Start your day in at the stunning Garfield Fieldhouse in the neighborhood’s namesake park. The eye-catching structure is built in an ornate Spanish Baroque style and topped off with a massive gold dome. Step inside to see the dramatic two-story rotunda, complete with a colorful patterned terrazzo floor and marble-lined walls.

Snap some photos of the Fieldhouse then spend time exploring the park grounds, which includes lagoons, tennis courts, soccer fields, a playground, a swimming pool, and a flower garden.

Next, take the short walk to the Garfield Park Conservatory, a stunning glass structure that’s more than 100 years old. Outside, you’ll find intricate gardens and gorgeous views of the conservatory itself. Inside, you’ll discover rooms overflowing with plants, flowers, and trees from all over the world.

The conservatory is free, with donations encouraged. Wander between the themed rooms, with spaces dedicated to palms, ferns, desert cacti, succulents, and more. Make sure to check the events calendar — the space hosts beer tastings, yoga, coffee pop-ups, talks, and flower shows throughout the year. 

Garfield Park Conservatory
Garfield Park Conservatory; photo by Adam Alexander

Once you’ve got your fill of exotic flora, pick a nearby spot to fill up on lunch. 

  • If you’re looking to have a picnic in the park, grab some takeout from Mr. E Chef’s Barbecue. Don’t miss the crispy catfish nuggets or the hand-breaded chicken wings.
  • Try a classic Chicago-style hot dog at The Original Maxwell Street.
  • On weekends, non-profit Inspiration Kitchens serves hearty meals with a Southern twist, while helping train Chicagoans for careers in food service. 

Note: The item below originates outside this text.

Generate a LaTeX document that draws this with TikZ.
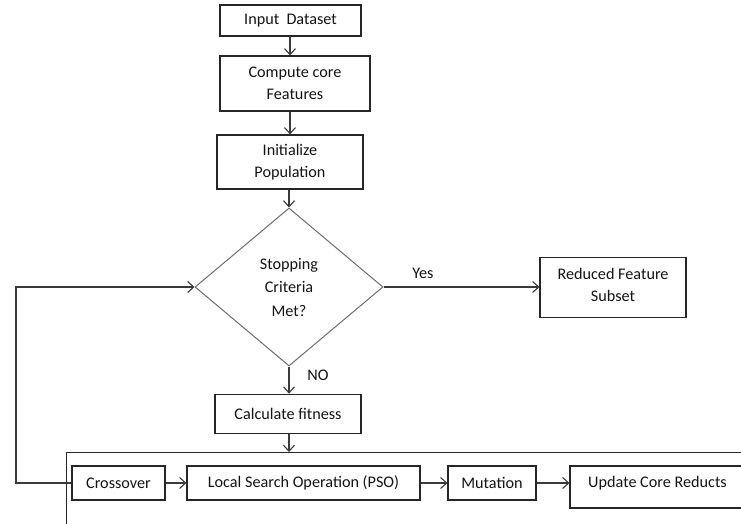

In the afternoon, stop by 345 Art Gallery. The space showcases an array of works by local artists, Chicago Public School students, and beyond. Check their calendar for cool events throughout the month, like guest speakers, family-friendly events, paint and sip workshops, performances by local students, and live R&B music on Sundays.

Nearby, Firebird Community Arts offers classes, private lessons, and workshops in ceramics and glassblowing. The center’s mission is to use the healing nature of these art forms to support those dealing with trauma.

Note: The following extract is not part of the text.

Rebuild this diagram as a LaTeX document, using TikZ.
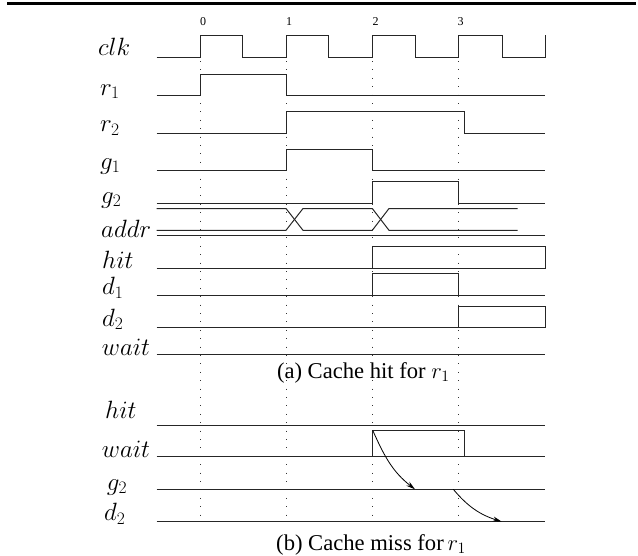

And if you’re an architecture buff, you can’t leave the neighborhood without taking a peek inside Our Lady of Sorrows Basilica, one of the city’s grandest churches known for its soaring interior, and New Mount Pilgrim Missionary Baptist Church, with unique stained glass windows that depict powerful reminders of the struggles of the African American community, from the slave trade through present day.